Consensus Mechanism

Consensus Mechanism

Consensus mechanisms are fundamental protocols in blockchain networks that enable participating nodes in a distributed system to agree on the state of the network, thereby ensuring transaction validity and ledger security. In decentralized environments where no central authority exists to verify and confirm transactions, consensus mechanisms solve trust issues between nodes, prevent malicious behaviors such as double-spending, and maintain network integrity and reliability.

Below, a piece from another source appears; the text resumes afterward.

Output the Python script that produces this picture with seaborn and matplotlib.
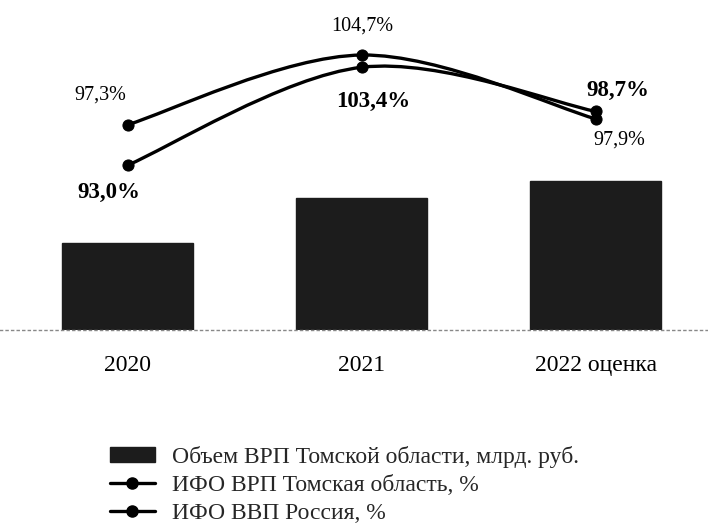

The origin of consensus mechanisms can be traced back to the Byzantine Generals' Problem in distributed computing, which describes the challenge of reaching agreement in a distributed system with potentially malicious participants. Early consensus algorithms were primarily used in traditional distributed databases and fault-tolerant systems. When Bitcoin launched in 2009, Satoshi Nakamoto innovatively introduced the Proof of Work (PoW) mechanism, which became the first widely adopted consensus algorithm for blockchain networks. Subsequently, various alternative mechanisms such as Proof of Stake (PoS), Delegated Proof of Stake (DPoS), Practical Byzantine Fault Tolerance (PBFT), and others were developed and implemented.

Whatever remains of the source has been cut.